• [WRITTEN EXERCISE]: Pictures stay out of the copy; restate everything else in the material exactly.
┄┄┄┄┄┄┄┄┄┄┄┄┄┄┄┄┄┄┄┄
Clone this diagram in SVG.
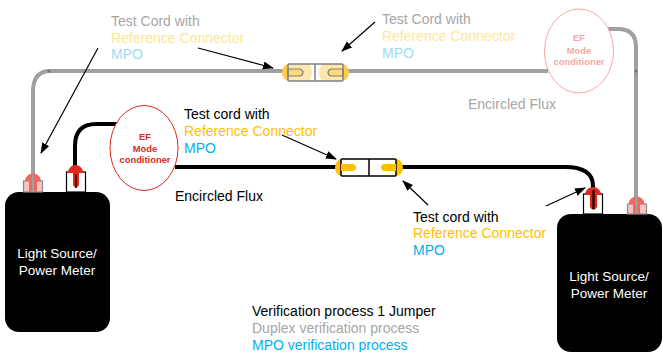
<svg xmlns="http://www.w3.org/2000/svg" width="662" height="352" viewBox="0 0 662 352">
<style>
text{font-family:"Liberation Sans",Arial,sans-serif;font-size:14px}
.k{fill:#000}.y{fill:#ffc000}.b{fill:#00b0f0}.g{fill:#a6a6a6}
.ly{fill:#ffe699}.lb{fill:#9bdcf5}
.m{font-size:9.400px;font-weight:bold;text-anchor:middle}
.box{fill:#000}
.w{fill:#fff;font-size:13.500px;text-anchor:middle}
.cb{fill:none;stroke:#000;stroke-width:4}
.cg{fill:none;stroke:#a0a0a0;stroke-width:4}
.ar{stroke:#000;stroke-width:1.200;fill:none;marker-end:url(#a)}
.pw{fill:#fff;stroke:#000;stroke-width:1.200}
.pl{fill:#f7c4c0;stroke:#8c8c8c;stroke-width:1.200}
.rd{fill:#e0281e}
.rl{fill:#ea6a62}
</style>
<defs>
<marker id="a" markerWidth="12" markerHeight="10" refX="10" refY="4" orient="auto" markerUnits="userSpaceOnUse"><path d="M0 0L11 4L0 8Z" fill="#000"/></marker>
</defs>
<g id="connectors">
<path class="cg" d="M33 178V92Q33 71 50 71H290M340 71H548"/>
<path class="cg" d="M608 29H618Q636 29 636 47V198"/>
<circle cx="49" cy="71" r="1.500" fill="#777"/>
<circle cx="636" cy="71" r="1.500" fill="#777"/>
<path class="cb" d="M75 172V146Q75 124 96 124H118"/>
<path class="cb" d="M175 167H345M392 167H565Q593 167 593 186V192"/>
<path class="ar" d="M198 48L273 68"/>
<path class="ar" d="M375 22L342 51"/>
<path class="ar" d="M98 48L41 153"/>
<path class="ar" d="M282 135L336 159"/>
<path class="ar" d="M428 205L403 181"/>
<path class="ar" d="M546 206L585 188"/>
</g>
<g id="source-left">
<rect class="box" x="5" y="192" width="105" height="140" rx="14"/>
<text class="w" x="57" y="258">Light Source/</text>
<text class="w" x="57" y="275">Power Meter</text>
<rect class="pl" x="23.500" y="181" width="19" height="11"/>
<path class="rl" d="M25 181a8 7.500 0 0 1 16 0H37V192H29V181Z"/>
<path d="M33 175V192" stroke="#a0a0a0" stroke-width="2"/>
<rect class="pw" x="66.500" y="172" width="19" height="20"/>
<path class="rd" d="M68 173a7.500 8 0 0 1 15 0H79V185Q76 191 73 185V173Z"/>
<path d="M76 174V188" stroke="#000" stroke-width="1.200"/>
</g>
<g id="source-right">
<rect class="box" x="557" y="214" width="105" height="138" rx="14"/>
<text class="w" x="609" y="281">Light Source/</text>
<text class="w" x="609" y="298">Power Meter</text>
<rect class="pl" x="627.500" y="204" width="19" height="10"/>
<path class="rl" d="M628.500 204a8 7.500 0 0 1 16 0H640V214H633V204Z"/>
<path d="M636.500 197V214" stroke="#a0a0a0" stroke-width="2"/>
<rect class="pw" x="583.500" y="194" width="19" height="20"/>
<path class="rd" d="M585 195a8 8 0 0 1 16 0H597V207Q593.500 213 590 207V195Z"/>
<path d="M593.500 190V209" stroke="#000" stroke-width="2.200"/>
</g>
<g id="conditioner-dark">
<ellipse cx="144" cy="148" rx="34" ry="42.500" fill="#fff" stroke="#e0281e"/>
<text class="m" x="145" y="139.500" fill="#e0281e">EF</text>
<text class="m" x="145" y="151.500" fill="#e0281e">Mode</text>
<text class="m" x="145" y="162.500" fill="#e0281e">conditioner</text>
</g>
<g id="conditioner-light">
<ellipse cx="579" cy="51" rx="34.500" ry="42" fill="#fff" stroke="#f4a9a4"/>
<text class="m" x="579" y="41" fill="#f4a9a4">EF</text>
<text class="m" x="579" y="53.500" fill="#f4a9a4">Mode</text>
<text class="m" x="579" y="64.500" fill="#f4a9a4">conditioner</text>
</g>
<g id="coupler-top">
<path d="M289 64A7 8.500 0 0 0 289 81H342A7 8.500 0 0 0 342 64Z" fill="#ffc94d"/>
<rect x="288" y="64" width="55" height="17" rx="1" fill="#fff"/>
<path d="M288 64H308Q312 66 312 72.500Q312 79 308 81H288ZM343 64H323Q319 66 319 72.500Q319 79 323 81H343Z" fill="#ffe8ad"/>
<path d="M288 69H300Q303 70 303 72.500Q303 75 300 76H288ZM343 69H331Q328 70 328 72.500Q328 75 331 76H343Z" fill="#ffd97a" stroke="#808080" stroke-width="1.200"/>
<rect x="288" y="64" width="55" height="17" rx="1" fill="none" stroke="#808080" stroke-width="1.500"/>
<path d="M315 64V81" stroke="#808080" stroke-width="1.500"/>
</g>
<g id="coupler-bottom">
<path d="M342 159A7 8.500 0 0 0 342 176H396A7 8.500 0 0 0 396 159Z" fill="#ffc000"/>
<rect x="341" y="159" width="55" height="17" rx="1" fill="#fff" stroke="#000" stroke-width="1.500"/>
<path d="M341 164H353Q356 165 356 167.500Q356 170 353 171H341ZM396 164H384Q381 165 381 167.500Q381 170 384 171H396Z" fill="#ffc000"/>
<path d="M369 159V176" stroke="#000" stroke-width="1.500"/>
</g>
<g id="labels">
<text class="g" x="111" y="26">Test Cord with</text>
<text class="ly" x="111" y="43">Reference Connector</text>
<text class="lb" x="111" y="59">MPO</text>
<text class="g" x="382" y="24">Test Cord with</text>
<text class="ly" x="382" y="41">Reference Connector</text>
<text class="lb" x="382" y="58">MPO</text>
<text class="g" x="468" y="109">Encircled Flux</text>
<text class="k" x="184" y="119">Test cord with</text>
<text class="y" x="184" y="136">Reference Connector</text>
<text class="b" x="184" y="153">MPO</text>
<text class="k" x="175" y="201">Encircled Flux</text>
<text class="k" x="413" y="222">Test cord with</text>
<text class="y" x="413" y="238">Reference Connector</text>
<text class="b" x="413" y="255">MPO</text>
<text class="k" x="252" y="316">Verification process 1 Jumper</text>
<text class="g" x="252" y="333">Duplex verification process</text>
<text class="b" x="252" y="350">MPO verification process</text>
</g>
</svg>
┄┄┄┄┄┄┄┄┄┄┄┄┄┄┄┄┄┄┄┄
• [EXPECTED OUTPUT]:
Clone this diagram in SVG.
<svg xmlns="http://www.w3.org/2000/svg" width="662" height="352" viewBox="0 0 662 352">
<style>
text{font-family:"Liberation Sans",Arial,sans-serif;font-size:14px}
.k{fill:#000}.y{fill:#ffc000}.b{fill:#00b0f0}.g{fill:#a6a6a6}
.ly{fill:#ffe699}.lb{fill:#9bdcf5}
.m{font-size:9.400px;font-weight:bold;text-anchor:middle}
.box{fill:#000}
.w{fill:#fff;font-size:13.500px;text-anchor:middle}
.cb{fill:none;stroke:#000;stroke-width:4}
.cg{fill:none;stroke:#a0a0a0;stroke-width:4}
.ar{stroke:#000;stroke-width:1.200;fill:none;marker-end:url(#a)}
.pw{fill:#fff;stroke:#000;stroke-width:1.200}
.pl{fill:#f7c4c0;stroke:#8c8c8c;stroke-width:1.200}
.rd{fill:#e0281e}
.rl{fill:#ea6a62}
</style>
<defs>
<marker id="a" markerWidth="12" markerHeight="10" refX="10" refY="4" orient="auto" markerUnits="userSpaceOnUse"><path d="M0 0L11 4L0 8Z" fill="#000"/></marker>
</defs>
<g id="connectors">
<path class="cg" d="M33 178V92Q33 71 50 71H290M340 71H548"/>
<path class="cg" d="M608 29H618Q636 29 636 47V198"/>
<circle cx="49" cy="71" r="1.500" fill="#777"/>
<circle cx="636" cy="71" r="1.500" fill="#777"/>
<path class="cb" d="M75 172V146Q75 124 96 124H118"/>
<path class="cb" d="M175 167H345M392 167H565Q593 167 593 186V192"/>
<path class="ar" d="M198 48L273 68"/>
<path class="ar" d="M375 22L342 51"/>
<path class="ar" d="M98 48L41 153"/>
<path class="ar" d="M282 135L336 159"/>
<path class="ar" d="M428 205L403 181"/>
<path class="ar" d="M546 206L585 188"/>
</g>
<g id="source-left">
<rect class="box" x="5" y="192" width="105" height="140" rx="14"/>
<text class="w" x="57" y="258">Light Source/</text>
<text class="w" x="57" y="275">Power Meter</text>
<rect class="pl" x="23.500" y="181" width="19" height="11"/>
<path class="rl" d="M25 181a8 7.500 0 0 1 16 0H37V192H29V181Z"/>
<path d="M33 175V192" stroke="#a0a0a0" stroke-width="2"/>
<rect class="pw" x="66.500" y="172" width="19" height="20"/>
<path class="rd" d="M68 173a7.500 8 0 0 1 15 0H79V185Q76 191 73 185V173Z"/>
<path d="M76 174V188" stroke="#000" stroke-width="1.200"/>
</g>
<g id="source-right">
<rect class="box" x="557" y="214" width="105" height="138" rx="14"/>
<text class="w" x="609" y="281">Light Source/</text>
<text class="w" x="609" y="298">Power Meter</text>
<rect class="pl" x="627.500" y="204" width="19" height="10"/>
<path class="rl" d="M628.500 204a8 7.500 0 0 1 16 0H640V214H633V204Z"/>
<path d="M636.500 197V214" stroke="#a0a0a0" stroke-width="2"/>
<rect class="pw" x="583.500" y="194" width="19" height="20"/>
<path class="rd" d="M585 195a8 8 0 0 1 16 0H597V207Q593.500 213 590 207V195Z"/>
<path d="M593.500 190V209" stroke="#000" stroke-width="2.200"/>
</g>
<g id="conditioner-dark">
<ellipse cx="144" cy="148" rx="34" ry="42.500" fill="#fff" stroke="#e0281e"/>
<text class="m" x="145" y="139.500" fill="#e0281e">EF</text>
<text class="m" x="145" y="151.500" fill="#e0281e">Mode</text>
<text class="m" x="145" y="162.500" fill="#e0281e">conditioner</text>
</g>
<g id="conditioner-light">
<ellipse cx="579" cy="51" rx="34.500" ry="42" fill="#fff" stroke="#f4a9a4"/>
<text class="m" x="579" y="41" fill="#f4a9a4">EF</text>
<text class="m" x="579" y="53.500" fill="#f4a9a4">Mode</text>
<text class="m" x="579" y="64.500" fill="#f4a9a4">conditioner</text>
</g>
<g id="coupler-top">
<path d="M289 64A7 8.500 0 0 0 289 81H342A7 8.500 0 0 0 342 64Z" fill="#ffc94d"/>
<rect x="288" y="64" width="55" height="17" rx="1" fill="#fff"/>
<path d="M288 64H308Q312 66 312 72.500Q312 79 308 81H288ZM343 64H323Q319 66 319 72.500Q319 79 323 81H343Z" fill="#ffe8ad"/>
<path d="M288 69H300Q303 70 303 72.500Q303 75 300 76H288ZM343 69H331Q328 70 328 72.500Q328 75 331 76H343Z" fill="#ffd97a" stroke="#808080" stroke-width="1.200"/>
<rect x="288" y="64" width="55" height="17" rx="1" fill="none" stroke="#808080" stroke-width="1.500"/>
<path d="M315 64V81" stroke="#808080" stroke-width="1.500"/>
</g>
<g id="coupler-bottom">
<path d="M342 159A7 8.500 0 0 0 342 176H396A7 8.500 0 0 0 396 159Z" fill="#ffc000"/>
<rect x="341" y="159" width="55" height="17" rx="1" fill="#fff" stroke="#000" stroke-width="1.500"/>
<path d="M341 164H353Q356 165 356 167.500Q356 170 353 171H341ZM396 164H384Q381 165 381 167.500Q381 170 384 171H396Z" fill="#ffc000"/>
<path d="M369 159V176" stroke="#000" stroke-width="1.500"/>
</g>
<g id="labels">
<text class="g" x="111" y="26">Test Cord with</text>
<text class="ly" x="111" y="43">Reference Connector</text>
<text class="lb" x="111" y="59">MPO</text>
<text class="g" x="382" y="24">Test Cord with</text>
<text class="ly" x="382" y="41">Reference Connector</text>
<text class="lb" x="382" y="58">MPO</text>
<text class="g" x="468" y="109">Encircled Flux</text>
<text class="k" x="184" y="119">Test cord with</text>
<text class="y" x="184" y="136">Reference Connector</text>
<text class="b" x="184" y="153">MPO</text>
<text class="k" x="175" y="201">Encircled Flux</text>
<text class="k" x="413" y="222">Test cord with</text>
<text class="y" x="413" y="238">Reference Connector</text>
<text class="b" x="413" y="255">MPO</text>
<text class="k" x="252" y="316">Verification process 1 Jumper</text>
<text class="g" x="252" y="333">Duplex verification process</text>
<text class="b" x="252" y="350">MPO verification process</text>
</g>
</svg>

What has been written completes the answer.